Orkunoğlu: Hayır, çok haklısın, burada büyük sorunlar yaşanacağını düşünüyorum. Çünkü uzun yıllar, diyelim ki 50 yıl savaşmış biri legal alana geçmekte zorlanır. Bu sürecin, bu yeniden bir örgütlemenin, partileşmenin nasıl olabileceğini öngörmek kolay değil bence. Kürt hareketi bu noktada önümüzdeki dönemde bazı sorunlar yaşayacak. Bu benim öngörüm. Bazı sorunlar yaşayacak ama hangi sorunlar çıkar onu önceden kestirmek mümkün değil. Silahlı mücadeleyi bıraktın diyelim, fakat bir diğer siyasal faaliyet yürütmek istiyorsun ama bu siyasal faaliyet Türkiye’de şu andaki aşamada henüz mümkün değil. Belki arka planda var olan, kurulan örgütlere destek vermeye çalışırlar. Avrupa’dan kurulacak partiye destek vermeye çalışabilirler ya da bulundukları ülkeden Türkiye’deki örgütlenmeye destek vermeye çalışırlar diye düşünüyorum. Fakat bu demokratik alandaki örgütlenmenin, önümüzdeki süreçten nasıl şekilleneceğini öngörmek biraz zor. Fakat sorunsuz olmayacak.

Evet burada noktayı koyalım, çok verimli bir görüşme oldu.

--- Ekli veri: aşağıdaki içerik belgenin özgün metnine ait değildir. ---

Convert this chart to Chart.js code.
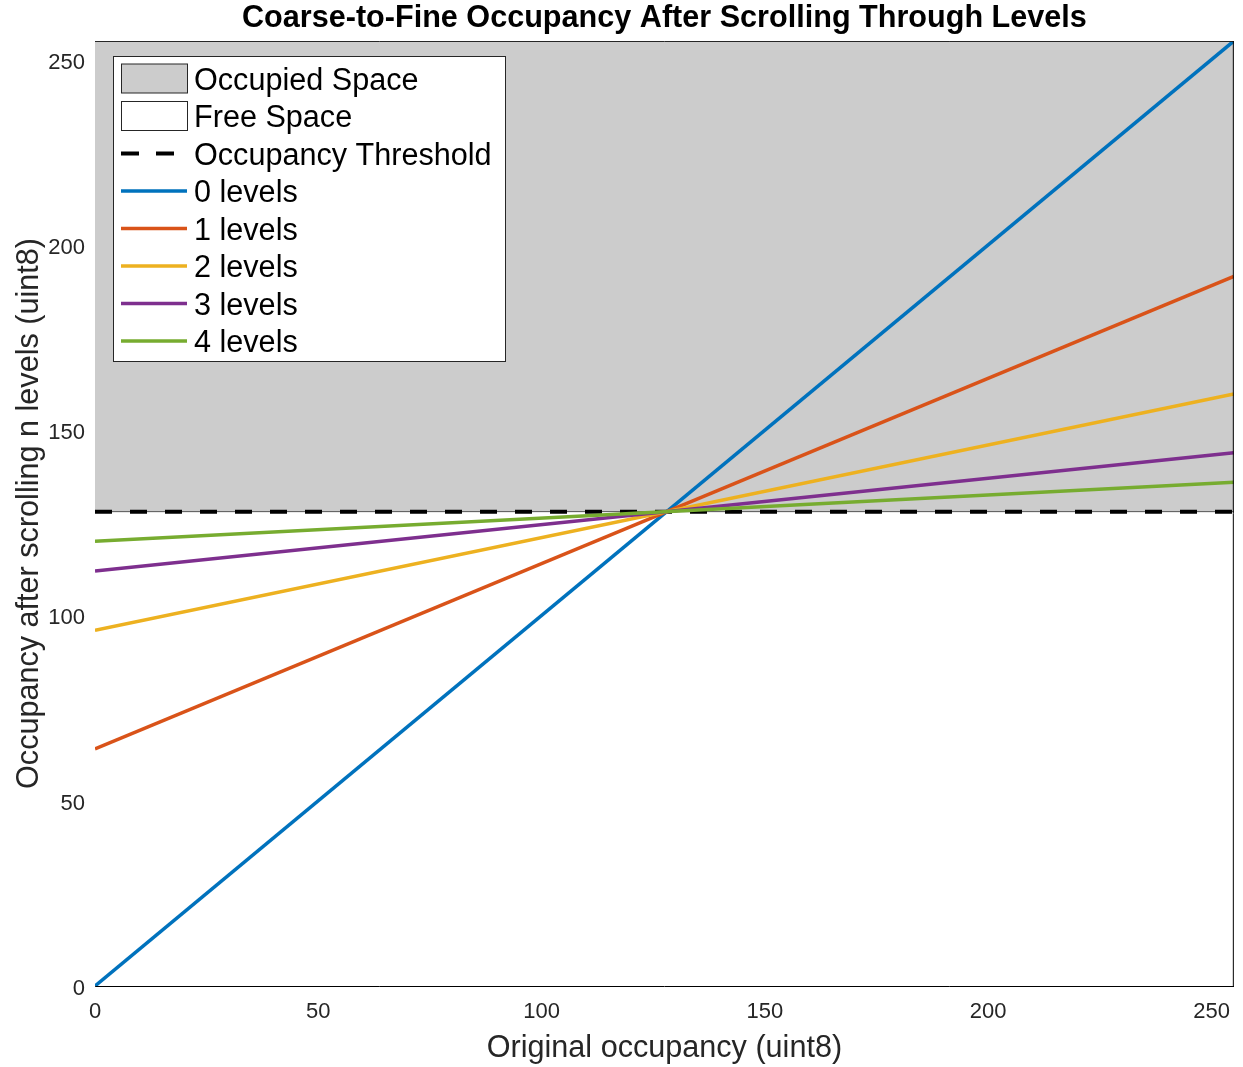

Süreç devam ettiği müddetçe arada bunları tekrarlayalım Yener Bey. 

Orkunoğlu: Tabii ki.

Çünkü konuşacak çok şey oluyor ve siz, bu konuya, özellikle Öcalan perspektifine hâkim, bu hareketi yakından tanıyan birisi olarak, konuyu anlamak için çok yardımcı olduğunuz bir yayın yaptık. Bundan sonra yapacaklarımız da olacak. Çok teşekkürler. 

Orkunoğlu: Ben teşekkür ederim, görüşmek umuduyla. Kendinize iyi bakın. 

Sağ olun. Evet, Öcalan silah bırakma noktasına nasıl, ne zaman ve neden vardı? Bu süreç nasıl gelişebilir, yaşanabilecek sorunlar nelerdir? Bu konuları Yener Orkunoğlu ile konuştuk. Kendisine çok teşekkürler, sizlere de bizi izlediğiniz için teşekkürler. İyi günler.